The first and main objective of the proposals I shall now describe is to attack inflation at its source. The General Council of the TUC has recently issued guidelines for collective bargaining which have been welcomed on both sides of the House. Those guidelines envisage that pay will rise in line with the cost of living. Threshold agreements already operate to this effect. So, by cutting the increase in the cost of living I can also reduce the rise in industrial costs, assist-both company liquidity and the competitiveness of our exports.

Retail prices have risen 16 to 17 per cent. in the past year. The threshold has now been triggered six times. The main reason has been the unprecedented increase in the price of commodities—above all oil. There now seems at last to be hope of relief from the upward pressure of import prices, perhaps by the end of this year. My aim is to steady the rate at which our cost of living increases before then and so to reduce the number of threshold payments, each of which produces further price increases within six months or so.

The threshold arrangements mean that price reductions now are likely to generate less extra demand in the short run than would otherwise be the case. Given the likely extent of threshold agreements I estimate that the demand effect of price reductions by the end of this year may be only three-quarters as high as is normal.

Now a word on the economic background to my proposals. In the four months since the Budget the balance of supply and demand in the economy as a whole has become a little clearer. The volume of exports has been higher than seemed likely early in the year and the latest estimate of industrial investment in the first quarter is also encouragingly high. Personal consumption seems to have been roughly in line with what I expected, a little higher in the first quarter and a little lower in the second. The rundown of stocks in the three-day week proved less than expected. Pressure in the economy as a whole is easing a little. Because there is less need to replenish stocks in the months ahead home demand will be lower and there will also be less demand for imports than seemed likely in March.

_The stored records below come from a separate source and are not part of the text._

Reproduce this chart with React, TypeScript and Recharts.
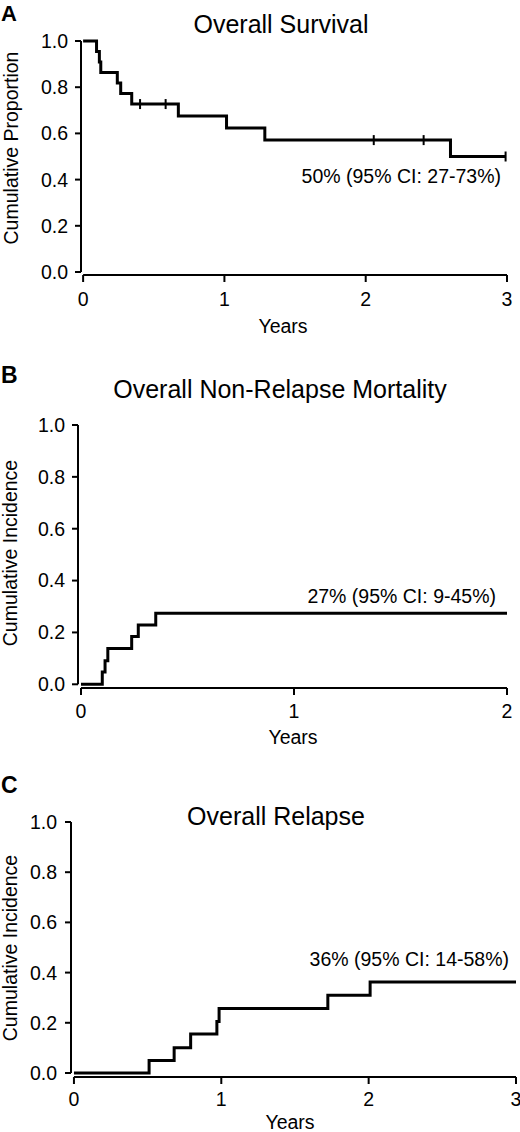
import React from "react"
import {
  ComposedChart,
  Line,
  Scatter,
  XAxis,
  YAxis,
  ReferenceLine,
} from "recharts"

// Overall survival (Kaplan-Meier), n = 22
const osTimes = [0, 0.095, 0.115, 0.125, 0.242, 0.266, 0.344, 0.674, 1.015, 1.286, 2.6, 2.99]
const osValues = [1, 0.955, 0.909, 0.864, 0.818, 0.773, 0.727, 0.675, 0.623, 0.571, 0.5, 0.5]
const osCensorTimes = [0.403, 0.584, 2.057, 2.41, 2.99]
const osCensorValues = [0.727, 0.727, 0.571, 0.571, 0.5]

// Non-relapse mortality (cumulative incidence)
const nrmTimes = [0, 0.1, 0.113, 0.126, 0.238, 0.269, 0.351, 2]
const nrmValues = [0, 0.047, 0.091, 0.138, 0.184, 0.229, 0.274, 0.274]

// Relapse (cumulative incidence)
const relTimes = [0, 0.51, 0.68, 0.792, 0.97, 0.985, 1.723, 2.01, 3]
const relValues = [0, 0.05, 0.101, 0.155, 0.205, 0.257, 0.31, 0.363, 0.363]

const yTicks = [0, 0.2, 0.4, 0.6, 0.8, 1.0]
const xTicks3 = [0, 1, 2, 3]
const xTicks2 = [0, 1, 2]

const FONT = '"Liberation Sans", Arial, Helvetica, sans-serif'
const INK = "#000"

const toPoints = (ts: number[], vs: number[]) => ts.map((t, i) => ({ t, v: vs[i] }))

function CensorMark(props: any) {
  const { cx, cy } = props
  if (cx == null || cy == null) return null
  return <line x1={cx} x2={cx} y1={cy - 5} y2={cy + 5} stroke={INK} strokeWidth={2} />
}

interface PanelProps {
  top: number
  height: number
  margin: { top: number; right: number; bottom: number; left: number }
  xMin: number
  xMax: number
  yMin: number
  xTicks: number[]
  xTickMargin: number
  yTickMargin: number
  curve: { t: number; v: number }[]
  censored?: { t: number; v: number }[]
}

function Panel({ top, height, margin, xMin, xMax, yMin, xTicks, xTickMargin, yTickMargin, curve, censored }: PanelProps) {
  const tickStyle = { fill: INK, fontSize: 19.5, fontFamily: FONT }
  return (
    <div style={{ position: "absolute", left: 0, top, width: 520, height }}>
      <ComposedChart width={520} height={height} margin={margin}>
        <XAxis
          type="number"
          dataKey="t"
          domain={[xMin, xMax]}
          ticks={xTicks}
          height={30}
          axisLine={false}
          tickSize={7}
          tickMargin={xTickMargin}
          tickLine={{ stroke: INK, strokeWidth: 2 }}
          tick={tickStyle}
          interval={0}
        />
        <YAxis
          type="number"
          dataKey="v"
          domain={[yMin, 1]}
          ticks={yTicks}
          width={60}
          axisLine={false}
          tickSize={6}
          tickMargin={yTickMargin}
          tickLine={{ stroke: INK, strokeWidth: 2 }}
          tick={tickStyle}
          tickFormatter={(v: number) => v.toFixed(1)}
          interval={0}
        />
        {/* axis lines drawn apart from each other, as in the original */}
        <ReferenceLine
          segment={[{ x: xMin, y: 0 }, { x: xMin, y: 1 }]}
          stroke={INK}
          strokeWidth={2}
          ifOverflow="visible"
        />
        <ReferenceLine
          segment={[{ x: 0, y: yMin }, { x: xMax, y: yMin }]}
          stroke={INK}
          strokeWidth={2}
          ifOverflow="visible"
        />
        <Line
          data={curve}
          dataKey="v"
          type="stepAfter"
          stroke={INK}
          strokeWidth={3}
          dot={false}
          activeDot={false}
          isAnimationActive={false}
        />
        {censored && (
          <Scatter data={censored} dataKey="v" shape={<CensorMark />} isAnimationActive={false} />
        )}
      </ComposedChart>
    </div>
  )
}

export default function App() {
  const text = { fontFamily: FONT, fill: INK }
  return (
    <div style={{ position: "absolute", left: 0, top: 0, width: 520, height: 1132, background: "#fff" }}>
      <Panel
        top={0}
        height={370}
        margin={{ top: 41, right: 13, bottom: 65, left: 21 }}
        xMin={-0.015}
        xMax={3}
        yMin={-0.013}
        xTicks={xTicks3}
        xTickMargin={10}
        yTickMargin={7}
        curve={toPoints(osTimes, osValues)}
        censored={toPoints(osCensorTimes, osCensorValues)}
      />
      <Panel
        top={370}
        height={390}
        margin={{ top: 55, right: 13, bottom: 42, left: 18 }}
        xMin={-0.014}
        xMax={2}
        yMin={-0.0143}
        xTicks={xTicks2}
        xTickMargin={9}
        yTickMargin={7}
        curve={toPoints(nrmTimes, nrmValues)}
      />
      <Panel
        top={760}
        height={372}
        margin={{ top: 62, right: 4, bottom: 25, left: 11 }}
        xMin={-0.02}
        xMax={3}
        yMin={-0.016}
        xTicks={xTicks3}
        xTickMargin={8}
        yTickMargin={8}
        curve={toPoints(relTimes, relValues)}
      />
      <svg
        width={520}
        height={1132}
        style={{ position: "absolute", left: 0, top: 0, pointerEvents: "none" }}
      >
        {/* panel A */}
        <text x={1} y={20.5} fontSize={22} fontWeight="bold" {...text}>A</text>
        <text x={281} y={33} fontSize={25} textAnchor="middle" {...text}>Overall Survival</text>
        <text x={501} y={182.5} fontSize={19.5} textAnchor="end" {...text}>50% (95% CI: 27-73%)</text>
        <text x={283} y={333} fontSize={19.5} textAnchor="middle" {...text}>Years</text>
        <text x={17.5} y={148} fontSize={19.5} textAnchor="middle" transform="rotate(-90 17.5 148)" {...text}>
          Cumulative Proportion
        </text>

        {/* panel B */}
        <text x={1} y={383} fontSize={23} fontWeight="bold" {...text}>B</text>
        <text x={280} y={398} fontSize={25} textAnchor="middle" {...text}>Overall Non-Relapse Mortality</text>
        <text x={496} y={602.5} fontSize={19.5} textAnchor="end" {...text}>27% (95% CI: 9-45%)</text>
        <text x={293} y={744} fontSize={19.5} textAnchor="middle" {...text}>Years</text>
        <text x={17} y={553} fontSize={19.5} textAnchor="middle" transform="rotate(-90 17 553)" {...text}>
          Cumulative Incidence
        </text>

        {/* panel C */}
        <text x={1} y={792.5} fontSize={23} fontWeight="bold" {...text}>C</text>
        <text x={276} y={824.5} fontSize={25} textAnchor="middle" {...text}>Overall Relapse</text>
        <text x={509} y={966} fontSize={19.5} textAnchor="end" {...text}>36% (95% CI: 14-58%)</text>
        <text x={290} y={1129} fontSize={19.5} textAnchor="middle" {...text}>Years</text>
        <text x={17} y={948} fontSize={19.5} textAnchor="middle" transform="rotate(-90 17 948)" {...text}>
          Cumulative Incidence
        </text>
      </svg>
    </div>
  )
}
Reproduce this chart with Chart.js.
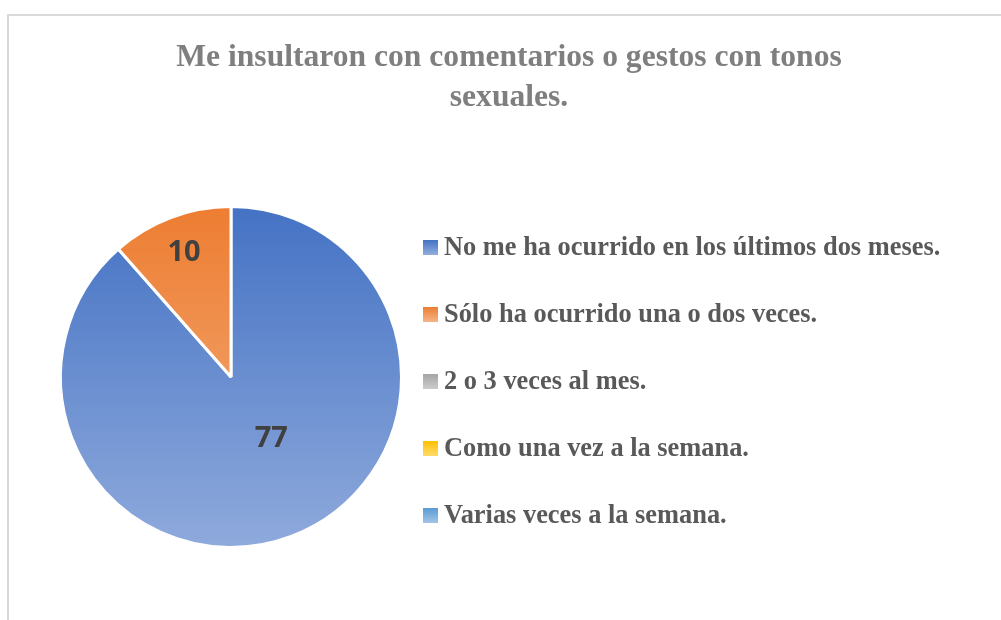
<!DOCTYPE html>
<html>
<head>
<meta charset="utf-8">
<script src="https://cdn.jsdelivr.net/npm/chart.js@4.4.1/dist/chart.umd.min.js"></script>
<style>
  html, body { margin: 0; padding: 0; background: #ffffff; }
  #frame { position: absolute; left: 7px; top: 14px; width: 1100px; height: 700px;
           border-left: 2px solid #d9d9d9; border-top: 2px solid #d9d9d9; }
  #wrap { position: absolute; left: 0; top: 0; width: 1001px; height: 620px; overflow: hidden; }
  canvas { position: absolute; left: 0; top: 0; }
</style>
</head>
<body>
<div id="wrap">
  <div id="frame"></div>
  <canvas id="c" width="1001" height="620"></canvas>
</div>
<script>
const titleLines = ["Me insultaron con comentarios o gestos con tonos", "sexuales."];
const categories = [
  "No me ha ocurrido en los últimos dos meses.",
  "Sólo ha ocurrido una o dos veces.",
  "2 o 3 veces al mes.",
  "Como una vez a la semana.",
  "Varias veces a la semana."
];
const values = [77, 10, 0, 0, 0];
const colorsTop = ["#4472c4", "#ed7d31", "#a5a5a5", "#ffc000", "#5b9bd5"];
const colorsBottom = ["#8faadc", "#f4b183", "#c9c9c9", "#ffd966", "#9dc3e6"];

function sliceGradient(context) {
  const chart = context.chart;
  const area = chart.chartArea;
  if (!area) return colorsTop[context.dataIndex];
  const i = context.dataIndex;
  const meta = chart.getDatasetMeta(0);
  const arc = meta.data[i];
  const cy = (area.top + area.bottom) / 2;
  const r = arc && arc.outerRadius ? arc.outerRadius : Math.min(area.width, area.height) / 2;
  let y0 = cy - r, y1 = cy + r;
  if (arc && arc.startAngle !== undefined) {
    const s = arc.startAngle, e = arc.endAngle;
    const pts = [cy, cy + r * Math.sin(s), cy + r * Math.sin(e)];
    for (let k = -4; k <= 4; k++) {
      const a = Math.PI / 2 + k * Math.PI;
      if (a > s && a < e) pts.push(cy + r * Math.sin(a));
    }
    y0 = Math.min(...pts); y1 = Math.max(...pts);
  }
  if (y1 - y0 < 1) y1 = y0 + 1;
  const g = chart.ctx.createLinearGradient(0, y0, 0, y1);
  g.addColorStop(0, colorsTop[i]);
  g.addColorStop(1, colorsBottom[i]);
  return g;
}

const overlay = {
  id: 'overlay',
  afterDatasetsDraw(chart) {
    const ctx = chart.ctx;
    const meta = chart.getDatasetMeta(0);
    const total = values.reduce((a, b) => a + b, 0);
    ctx.save();
    ctx.font = "bold 29px 'Open Sans', sans-serif";
    ctx.fillStyle = "#404040";
    ctx.textAlign = "center";
    ctx.textBaseline = "middle";
    meta.data.forEach((arc, i) => {
      if (!values[i]) return;
      const p = arc.getProps(['x', 'y', 'startAngle', 'endAngle', 'outerRadius'], true);
      const big = values[i] / total >= 0.25;
      const mid = (p.startAngle + p.endAngle) / 2 - (big ? 0.22 : 0);
      const d = p.outerRadius * (big ? 0.43 : 0.78);
      ctx.fillText(String(values[i]), p.x + d * Math.cos(mid), p.y + d * Math.sin(mid));
    });
    ctx.restore();
  },
  afterDraw(chart) {
    const ctx = chart.ctx;
    ctx.save();
    ctx.font = "bold 31.6px 'Liberation Serif', 'Times New Roman', serif";
    ctx.fillStyle = "#7f7f7f";
    ctx.textAlign = "center";
    ctx.textBaseline = "middle";
    titleLines.forEach((t, k) => ctx.fillText(t, 509, 58 + k * 40));
    ctx.font = "bold 26.4px 'Liberation Serif', 'Times New Roman', serif";
    ctx.textAlign = "left";
    categories.forEach((label, i) => {
      const yc = 247 + i * 67;
      const g = ctx.createLinearGradient(0, yc - 7, 0, yc + 7);
      g.addColorStop(0, colorsTop[i]);
      g.addColorStop(1, colorsBottom[i]);
      ctx.fillStyle = g;
      ctx.fillRect(423, yc - 7, 15, 15);
      ctx.fillStyle = "#595959";
      ctx.fillText(label, 444, yc + 1);
    });
    ctx.restore();
  }
};

new Chart(document.getElementById('c'), {
  type: 'pie',
  data: {
    labels: categories,
    datasets: [{
      data: values,
      backgroundColor: sliceGradient,
      borderColor: '#ffffff',
      borderWidth: 3
    }]
  },
  options: {
    responsive: false,
    devicePixelRatio: 1,
    animation: false,
    layout: { padding: { left: 59, top: 205, right: 598, bottom: 71 } },
    plugins: {
      legend: { display: false },
      title: { display: false },
      tooltip: { enabled: false }
    }
  },
  plugins: [overlay]
});
</script>
</body>
</html>
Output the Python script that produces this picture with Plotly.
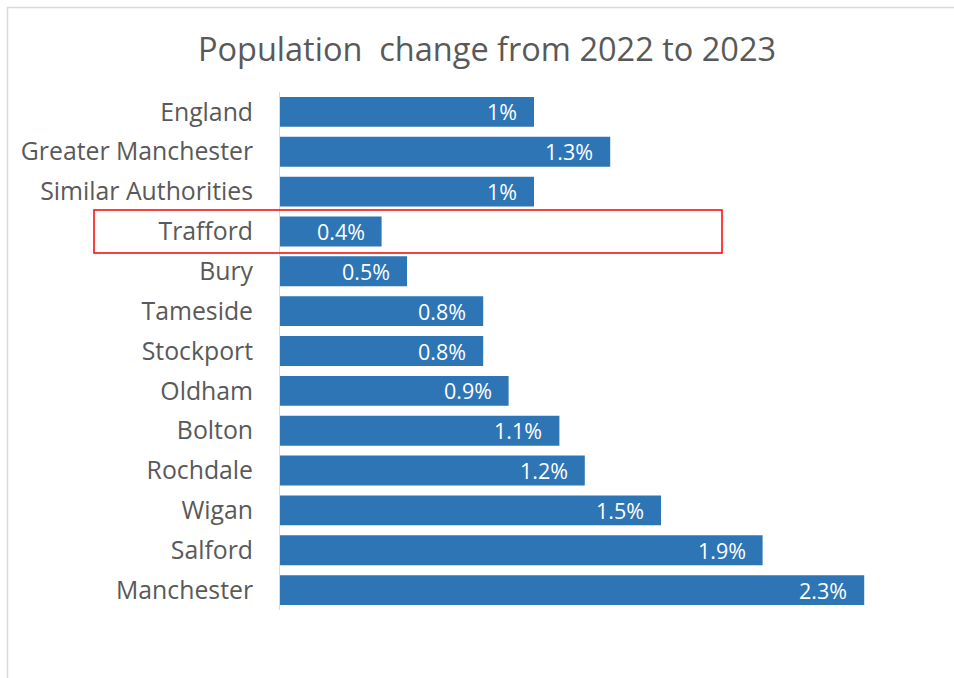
import plotly.graph_objects as go

# Population change, 2022 to 2023 (percent), listed top to bottom
areas = ["England", "Greater Manchester", "Similar Authorities", "Trafford", "Bury",
         "Tameside", "Stockport", "Oldham", "Bolton", "Rochdale", "Wigan",
         "Salford", "Manchester"]
change_pct = [1.0, 1.3, 1.0, 0.4, 0.5, 0.8, 0.8, 0.9, 1.1, 1.2, 1.5, 1.9, 2.3]
value_labels = [f"{v:g}%" for v in change_pct]
highlight = "Trafford"

W, H = 954, 678
L, R, T, B = 280, 39, 92, 68
plot_w = W - L - R
plot_h = H - T - B

FONT = "Open Sans"
GREY = "#595959"

fig = go.Figure(go.Bar(
    x=change_pct, y=areas, orientation="h",
    marker=dict(color="#2E75B6", line=dict(width=0)),
    hoverinfo="skip",
))

# value labels just inside the end of each bar
for area, v, lab in zip(areas, change_pct, value_labels):
    fig.add_annotation(x=v, y=area, text=lab, showarrow=False,
                       xanchor="right", xshift=-15,
                       font=dict(family=FONT, size=21.5, color="white"))

def px_x(p):
    return (p - L) / plot_w

def px_y(p):
    return (H - B - p) / plot_h

# box around the highlighted area
hi = areas.index(highlight)
fig.add_shape(type="rect", xref="paper", yref="y",
              x0=px_x(94), x1=px_x(722), y0=hi - 0.54, y1=hi + 0.54,
              line=dict(color="#FF0000", width=1.5), fillcolor="rgba(0,0,0,0)")

# chart frame (top and left edges)
fig.add_shape(type="line", xref="paper", yref="paper",
              x0=px_x(7), x1=px_x(960), y0=px_y(7.5), y1=px_y(7.5),
              line=dict(color="#D9D9D9", width=1.5))
fig.add_shape(type="line", xref="paper", yref="paper",
              x0=px_x(7.5), x1=px_x(7.5), y0=px_y(7), y1=px_y(690),
              line=dict(color="#D9D9D9", width=1.5))

fig.update_layout(
    width=W, height=H,
    margin=dict(l=L, r=R, t=T, b=B, pad=0),
    paper_bgcolor="white", plot_bgcolor="white",
    bargap=0.25,
    showlegend=False,
    title=dict(text="Population  change from 2022 to 2023",
               x=(487 - L) / plot_w, xref="paper", xanchor="center",
               y=1 - 50 / H, yanchor="middle",
               font=dict(family=FONT, size=32.5, color=GREY)),
    xaxis=dict(range=[0, plot_w / 254], visible=False, fixedrange=True),
    yaxis=dict(autorange="reversed", type="category",
               showline=True, linecolor="#D9D9D9", linewidth=1,
               showgrid=False, ticks="", ticklabelstandoff=21,
               tickfont=dict(family=FONT, size=24.8, color=GREY)),
)

fig.write_html("out.html")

World-wide reactions to the oil crisis justify some concern that the prospect further ahead is for recession. Some recent domestic indicators must increase this concern. As I said in my Budget speech, if Britain were a closed economy my inclination would be to do more about domestic demand.

But Britain is part of the world economy, heavily dependent on the actions and attitudes of her partners in world trade. I must therefore ensure that action on prices does not upset the gratifying progress we are making on the balance of payments. The increased price of the oil we import has accounted for two-thirds of our total current account deficit so far this year. Apart from the extra cost of oil, our trade deficit was running in the second quarter of this year at a rate 40 per cent. lower than in the last quarter of 1973. Since the terms of trade seem to be steadying and the volume of our exports has been rising faster than the volume of imports, we can look for further improvement.

So far we have been able to finance our remaining deficit without having to maintain large interest rate differentials so as to attract funds to London. I want to keep interest rates as low as possible both for domestic reasons and to minimise the cost of servicing our debts. I do not expect difficulty in financing the deficit in the months ahead. I have not had to draw on the 2,500 million dollar loan, which was negotiated at the time of the Budget. And I am now able to tell the House of another welcome source of funds for public sector borrowers.

The Imperial Iranian Government has offered to provide the United Kindgom with a line of credit of 1,200 million dollars, to be drawn on in the form of three separate loans by public sector bodies within three years from now. We have reached agreement on this offer, and I hope that arrangements for the first loan will be made in the very near future.

I know that the willingness of the Iranian Government to enter into an arrangement of this kind reflects the concern of His Imperial Majesty the Shah of Iran over the difficulties facing the world economy and his constructive attitude to the problems at present facing the international monetary system. I believe that the House will join me in welcoming this development.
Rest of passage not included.